Some operators only remove snow from certain taxiways or runways, leaving the others untouched. Some will clear the runway during light snow while others will wait until no more snow falls and none is in the forecast.

Specific to low wing GA airplanes, snow removal operations at regional airports often leave snow banks on the edges of runways and taxiways, creating an extra hazard for these aircraft. In extreme cases, this can even affect high wing GA aircraft.

Snow presents an icing risk in flight, however visibility is the main factor to consider for VFR GA pilots.

The level of snow required to create a meaningful icing risk usually coincides with the visibility being below VFR conditions making the risk for moderate to severe icing relatively low as pilots shouldn’t be flying in those conditions in the first place.

However, when light snow is present with a high moisture content, in temperatures close to freezing (+5 to -5 degrees), there is a risk of light icing.

• Icing caused by light snow will not only affect the critical surfaces of the airplane, but also the windshield and will reduce forward visibility.
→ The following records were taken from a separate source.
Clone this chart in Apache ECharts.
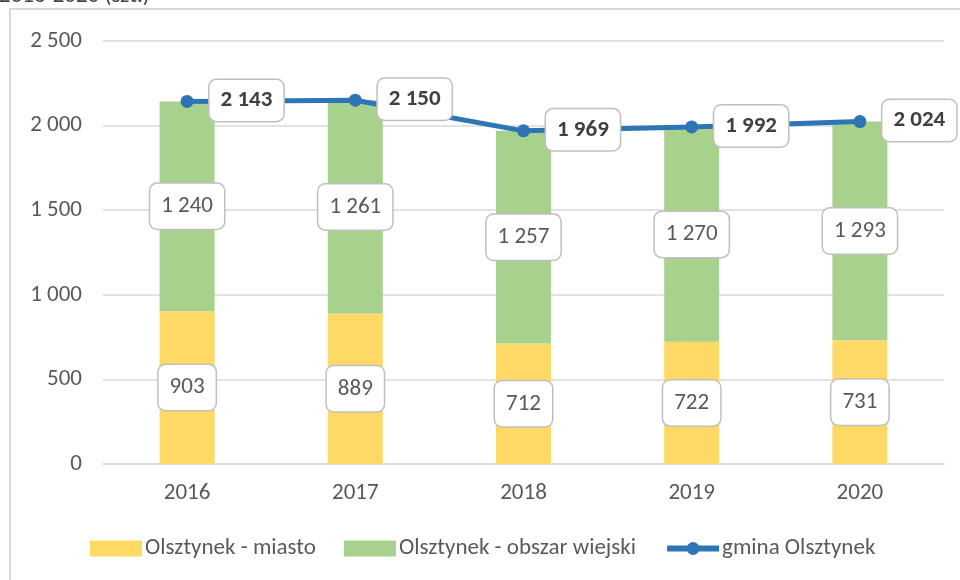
<!DOCTYPE html>
<html>
<head>
<meta charset="utf-8">
<script src="https://cdn.jsdelivr.net/npm/echarts@6/dist/echarts.min.js"></script>
<style>
  html, body { margin: 0; padding: 0; background: #fff; }
  #chart { width: 960px; height: 580px; }
</style>
</head>
<body>
<div id="chart"></div>
<script>
const years = ["2016", "2017", "2018", "2019", "2020"];
const miasto = [903, 889, 712, 722, 731];
const wies = [1240, 1261, 1257, 1270, 1293];
const gmina = [2143, 2150, 1969, 1992, 2024];
const yTicks = [0, 500, 1000, 1500, 2000, 2500];

const FONT = "Carlito, 'Liberation Sans', sans-serif";

// liczby ze spacja jako separatorem tysiecy
function fmt(v) {
  return String(v).replace(/\B(?=(\d{3})+(?!\d))/g, " ");
}

const boxLabel = {
  show: true,
  fontFamily: FONT,
  fontSize: 23,
  lineHeight: 23,
  color: "#595959",
  backgroundColor: "#fff",
  borderColor: "#BFBFBF",
  borderWidth: 1.5,
  borderRadius: 7,
  padding: [11, 11],
  formatter: (p) => fmt(p.value),
};

let myChart = echarts.init(document.getElementById("chart"));
myChart.setOption({
  animation: false,
  textStyle: { fontFamily: FONT },
  graphic: [
    {
      type: "rect",
      shape: { x: 10, y: 9, width: 980, height: 600 },
      style: { fill: "none", stroke: "#D9D9D9", lineWidth: 2 },
    },
    {
      type: "text",
      left: -1,
      top: -15,
      style: { text: "2016-2020 (szt.)", fontSize: 23, fill: "#404040", fontFamily: FONT },
    },
  ],
  grid: { left: 103, right: 16, top: 41, bottom: 116 },
  legend: {
    bottom: 15,
    left: 85,
    itemWidth: 52,
    itemHeight: 16,
    itemGap: 28,
    textStyle: { fontSize: 23, color: "#595959", fontFamily: FONT, padding: [0, 0, 0, -2] },
    data: [
      { name: "Olsztynek - miasto", icon: "rect" },
      { name: "Olsztynek - obszar wiejski", icon: "rect" },
      { name: "gmina Olsztynek", lineStyle: { width: 6 }, itemStyle: { borderWidth: 0 } },
    ],
  },
  xAxis: {
    type: "category",
    data: years,
    axisLine: { lineStyle: { color: "#D9D9D9", width: 1.5 } },
    axisTick: { show: false },
    axisLabel: { fontSize: 23, color: "#595959", margin: 18 },
  },
  yAxis: {
    type: "value",
    min: yTicks[0],
    max: yTicks[yTicks.length - 1],
    interval: 500,
    axisLine: { show: false },
    axisTick: { show: false },
    splitLine: { lineStyle: { color: "#D9D9D9", width: 1.5 } },
    axisLabel: { fontSize: 23, color: "#595959", margin: 21, formatter: (v) => fmt(v) },
  },
  series: [
    {
      name: "Olsztynek - miasto",
      type: "bar",
      stack: "a",
      barWidth: 55,
      data: miasto,
      itemStyle: { color: "#FFD966" },
      label: Object.assign({}, boxLabel, { position: "inside" }),
    },
    {
      name: "Olsztynek - obszar wiejski",
      type: "bar",
      stack: "a",
      barWidth: 55,
      data: wies,
      itemStyle: { color: "#A9D18E" },
      label: Object.assign({}, boxLabel, { position: "inside" }),
    },
    {
      name: "gmina Olsztynek",
      type: "line",
      data: gmina,
      symbol: "circle",
      symbolSize: 13,
      lineStyle: { color: "#2E75B6", width: 5 },
      itemStyle: { color: "#2E75B6" },
      z: 5,
      label: Object.assign({}, boxLabel, {
        position: "right",
        distance: 16,
        offset: [0, -1],
        fontWeight: "bold",
        color: "#404040",
        padding: [9, 11],
      }),
    },
  ],
});
</script>
</body>
</html>
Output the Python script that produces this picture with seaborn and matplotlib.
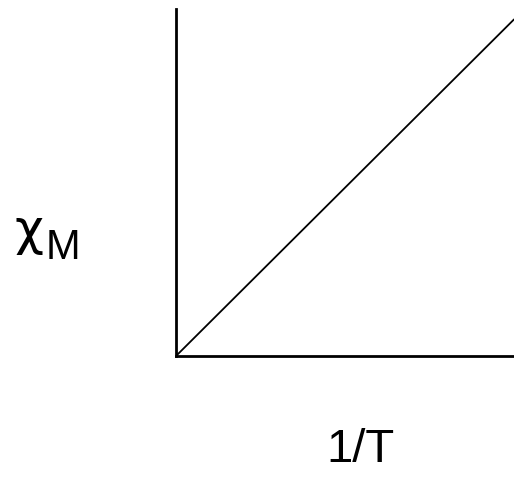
import numpy as np
import pandas as pd
import seaborn as sns
import matplotlib
matplotlib.use('Agg')
import matplotlib.pyplot as plt

# schematic: chi_M against 1/T, a straight line through the origin
inv_t = [0.0, 1.0]
chi_m = [0.0, 0.97]
x_label = '1/T'
y_symbol = 'χ'
y_sub = 'M'

df = pd.DataFrame({'inv_t': inv_t, 'chi_m': chi_m})

sns.set_theme(style='white')
plt.rcParams['font.family'] = ['Liberation Sans', 'DejaVu Sans']
plt.rcParams['text.color'] = 'black'

W, H = 514, 481
fig = plt.figure(figsize=(W / 100, H / 100), dpi=100)
ax = fig.add_axes([176 / W, (H - 357) / H, (W - 176) / W, 347 / H])

sns.lineplot(data=df, x='inv_t', y='chi_m', color='black', lw=1.3, ax=ax)
ax.set(xlim=(0, 1), ylim=(0, 1), xticks=[], yticks=[], xlabel='', ylabel='')
for side in ('top', 'right'):
    ax.spines[side].set_visible(False)
for side in ('left', 'bottom'):
    ax.spines[side].set_color('black')
    ax.spines[side].set_linewidth(2)

fig.text(361 / W, (H - 462) / H, x_label, fontsize=34, ha='center', va='baseline')
fig.text(15 / W, (H - 245) / H, y_symbol, fontsize=36, family='DejaVu Sans',
         ha='left', va='baseline')
fig.text(46 / W, (H - 259) / H, y_sub, fontsize=30, ha='left', va='baseline')

fig.savefig('out.png', dpi=100)
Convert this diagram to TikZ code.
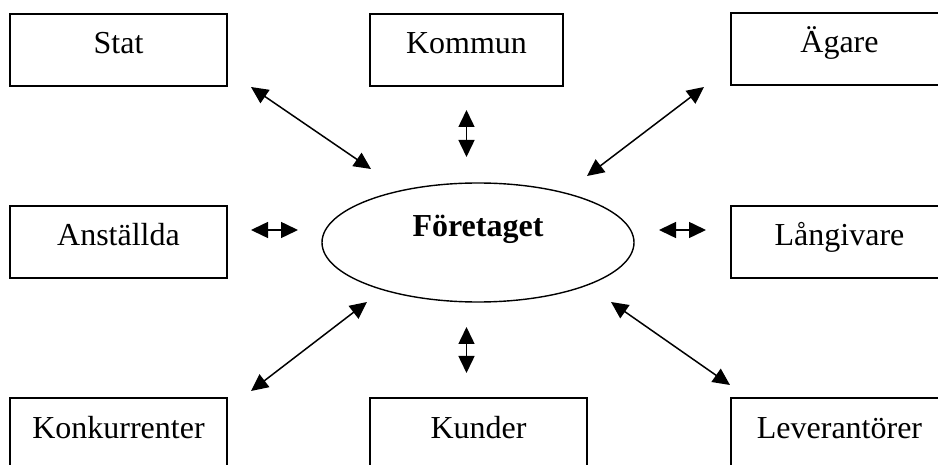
\documentclass[tikz,border=0pt]{standalone}
\usepackage{fontspec}
\setmainfont{Liberation Serif}
\usetikzlibrary{arrows.meta,shapes.geometric}

\tikzset{
  party/.style={draw, line width=1.4pt, rectangle, minimum width=217pt, minimum height=72pt,
    inner sep=0pt, font=\fontsize{32}{36}\selectfont, text height=30pt, text depth=22pt},
  centre/.style={draw, line width=1.4pt, ellipse, minimum width=312pt, minimum height=119pt,
    inner sep=0pt, font=\fontsize{32}{36}\selectfont\bfseries, text height=22pt, text depth=33pt},
  link/.style={line width=1.5pt, {Triangle[length=17pt,width=16pt]}-{Triangle[length=17pt,width=16pt]}}
}

\begin{document}
\begin{tikzpicture}[x=1pt,y=-1pt]
  \clip (0,0) rectangle (938,465);
  \fill[white] (0,0) rectangle (938,465);

  % centre
  \node[centre] (firm) at (478,242.5) {Företaget};

  % surrounding parties
  \node[party] (stat)  at (118.5,50)  {Stat};
  \node[party] (komm)  at (466.5,50)  [minimum width=193pt] {Kommun};
  \node[party] (agare) at (839.5,49)  {Ägare};
  \node[party] (anst)  at (118.5,242) {Anställda};
  \node[party] (lang)  at (839.5,242) {Långivare};
  \node[party] (konk)  at (118.5,434) {Konkurrenter};
  \node[party] (kund)  at (478.5,434) {Kunder};
  \node[party] (lev)   at (839.5,434) {Leverantörer};

  % arrow end points
  \coordinate (statA) at (251,87);   \coordinate (statB) at (371,169);
  \coordinate (kommA) at (466.5,110); \coordinate (kommB) at (466.5,157);
  \coordinate (agA)   at (704,87);   \coordinate (agB)   at (587,176);
  \coordinate (anA)   at (251,230);  \coordinate (anB)   at (298,230);
  \coordinate (laA)   at (659,230);  \coordinate (laB)   at (706,230);
  \coordinate (koA)   at (251,391);  \coordinate (koB)   at (367,302);
  \coordinate (kuA)   at (466.5,327); \coordinate (kuB)   at (466.5,373);
  \coordinate (leA)   at (611,302);  \coordinate (leB)   at (730,385);

  % two-way relations
  \draw[link] (statA) -- (statB);
  \draw[link] (kommA) -- (kommB);
  \draw[link] (agA) -- (agB);
  \draw[link] (anA) -- (anB);
  \draw[link] (laA) -- (laB);
  \draw[link] (koA) -- (koB);
  \draw[link] (kuA) -- (kuB);
  \draw[link] (leA) -- (leB);
\end{tikzpicture}
\end{document}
Pilots are cautioned against the risks associated with flying through snow in these conditions. All snow comes with a risk of reduced visibility. A pilot’s experience must back up the decision to fly with confidence in a potential visibility of 3-6SM. Pilots must be prepared for conditions to be worse than forecasted and if outside of their comfort zone, or legal limits, they must have a backup plan and execute it promptly.